▸ WHAT THE EXERCISE ASKS
Starting at the first line of the data, please print exactly those lines through the one that holds "fig.patch.set_facecolor(BG)", omitting every picture.

─── SOURCE DATA ───

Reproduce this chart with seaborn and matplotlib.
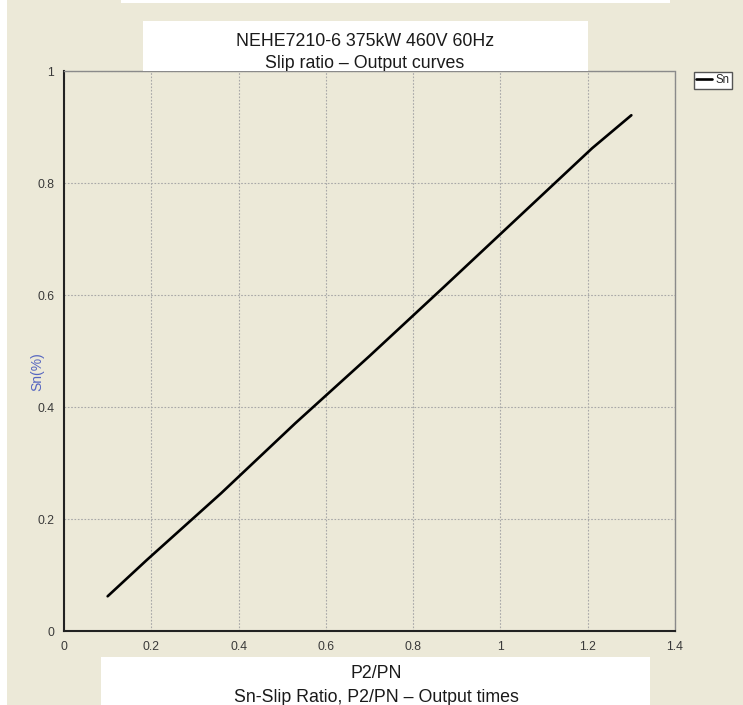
import matplotlib
matplotlib.use("Agg")
import matplotlib.pyplot as plt
import seaborn as sns
import pandas as pd
from matplotlib.patches import Rectangle
from matplotlib.transforms import Bbox, TransformedBbox

# Slip ratio vs. output ratio
p2_pn = [0.10, 0.19, 0.36, 0.53, 0.70, 0.87, 1.04, 1.21, 1.30]
sn = [0.062, 0.127, 0.246, 0.371, 0.491, 0.614, 0.738, 0.862, 0.921]

x_ticks = [0, 0.2, 0.4, 0.6, 0.8, 1, 1.2, 1.4]
x_tick_labels = ["0", "0.2", "0.4", "0.6", "0.8", "1", "1.2", "1.4"]
y_ticks = [0, 0.2, 0.4, 0.6, 0.8, 1]
y_tick_labels = ["0", "0.2", "0.4", "0.6", "0.8", "1"]

title_lines = ["NEHE7210-6 375kW 460V 60Hz", "Slip ratio \u2013 Output curves"]
xlabel_lines = ["P2/PN", "Sn-Slip Ratio, P2/PN \u2013 Output times"]
ylabel = "Sn(%)"

BG = "#ECE9D8"
W, H = 743, 705

sns.set_style("white")
plt.rcParams["font.family"] = ["Liberation Sans", "DejaVu Sans"]

fig = plt.figure(figsize=(W / 100, H / 100), dpi=100)
fig.patch.set_facecolor(BG)

def px_rect(x0, y0, x1, y1, **kw):
    return Rectangle((x0 / W, 1 - y1 / H), (x1 - x0) / W, (y1 - y0) / H,
                     transform=fig.transFigure, **kw)

# thin white margins along the edges of the window
fig.patches.append(px_rect(0, 0, 7, H, facecolor="white", edgecolor="none", zorder=0))
fig.patches.append(px_rect(121, 0, 670, 3, facecolor="white", edgecolor="none", zorder=0))

ax = fig.add_axes([64 / W, 1 - 631 / H, (675 - 64) / W, (631 - 71) / H])
ax.set_facecolor(BG)

df = pd.DataFrame({"P2/PN": p2_pn, "Sn": sn})
sns.lineplot(data=df, x="P2/PN", y="Sn", ax=ax, color="black", linewidth=1.9,
             label="Sn", zorder=3)

ax.set_xlim(0, 1.4)
ax.set_ylim(0, 1)
ax.set_xticks(x_ticks)
ax.set_xticklabels(x_tick_labels)
ax.set_yticks(y_ticks)
ax.set_yticklabels(y_tick_labels)
ax.tick_params(axis="both", labelsize=8.8, labelcolor="#3a3a3a", length=4,
               width=0.8, direction="out", pad=3, color="#b0b0b0")
ax.grid(True, color="#a8a8a8", linestyle=(0, (1.5, 1.5)), linewidth=0.8)
ax.set_axisbelow(True)

for side in ["left", "bottom"]:
    ax.spines[side].set_color("#222222")
    ax.spines[side].set_linewidth(1.5)
    ax.spines[side].set_visible(True)
for side in ["top", "right"]:
    ax.spines[side].set_color("#8a8a8a")
    ax.spines[side].set_linestyle((0, (1.5, 1)))
    ax.spines[side].set_linewidth(1.0)
    ax.spines[side].set_visible(True)

ax.set_xlabel("")
ax.set_ylabel("")
fig.text(37 / W, 1 - 372 / H, ylabel, rotation=90, ha="center", va="center",
         fontsize=10, color="#5565c0")

# legend box on the right
leg = ax.legend(loc="upper left", bbox_to_anchor=(694 / W, 1 - 72 / H),
                bbox_transform=fig.transFigure, fontsize=8.3, handlelength=1.4,
                handletextpad=0.3, borderpad=0.2, borderaxespad=0,
                frameon=True, fancybox=False, framealpha=1)
leg.get_frame().set_edgecolor("#555555")
leg.get_frame().set_linewidth(1.0)
for line in leg.get_lines():
    line.set_linewidth(1.9)

# title panel; the second line is cut by the panel's lower edge
title_box = px_rect(143, 21, 588, 71, facecolor="white", edgecolor="none", zorder=5)
fig.patches.append(title_box)
clip = TransformedBbox(Bbox([[143 / W, 1 - 71 / H], [588 / W, 1 - 21 / H]]),
                       fig.transFigure)
for txt, ypx in zip(title_lines, [42, 64]):
    t = fig.text(365 / W, 1 - ypx / H, txt, ha="center", va="center",
                 fontsize=12.8, color="#1a1a1a", zorder=6)
    t.set_clip_box(clip)
    t.set_clip_on(True)

# x-axis caption panel
fig.patches.append(px_rect(101, 657, 650, 705, facecolor="white", edgecolor="none", zorder=5))
for txt, ypx in zip(xlabel_lines, [674, 697]):
    fig.text(376 / W, 1 - ypx / H, txt, ha="center", va="center",
             fontsize=12.8, color="#1a1a1a", zorder=6)

fig.savefig("out.png", dpi=100, facecolor=fig.get_facecolor())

───

▸ SOLUTION FOR THIS EXERCISE
Reproduce this chart with seaborn and matplotlib.
import matplotlib
matplotlib.use("Agg")
import matplotlib.pyplot as plt
import seaborn as sns
import pandas as pd
from matplotlib.patches import Rectangle
from matplotlib.transforms import Bbox, TransformedBbox

# Slip ratio vs. output ratio
p2_pn = [0.10, 0.19, 0.36, 0.53, 0.70, 0.87, 1.04, 1.21, 1.30]
sn = [0.062, 0.127, 0.246, 0.371, 0.491, 0.614, 0.738, 0.862, 0.921]

x_ticks = [0, 0.2, 0.4, 0.6, 0.8, 1, 1.2, 1.4]
x_tick_labels = ["0", "0.2", "0.4", "0.6", "0.8", "1", "1.2", "1.4"]
y_ticks = [0, 0.2, 0.4, 0.6, 0.8, 1]
y_tick_labels = ["0", "0.2", "0.4", "0.6", "0.8", "1"]

title_lines = ["NEHE7210-6 375kW 460V 60Hz", "Slip ratio \u2013 Output curves"]
xlabel_lines = ["P2/PN", "Sn-Slip Ratio, P2/PN \u2013 Output times"]
ylabel = "Sn(%)"

BG = "#ECE9D8"
W, H = 743, 705

sns.set_style("white")
plt.rcParams["font.family"] = ["Liberation Sans", "DejaVu Sans"]

fig = plt.figure(figsize=(W / 100, H / 100), dpi=100)
fig.patch.set_facecolor(BG)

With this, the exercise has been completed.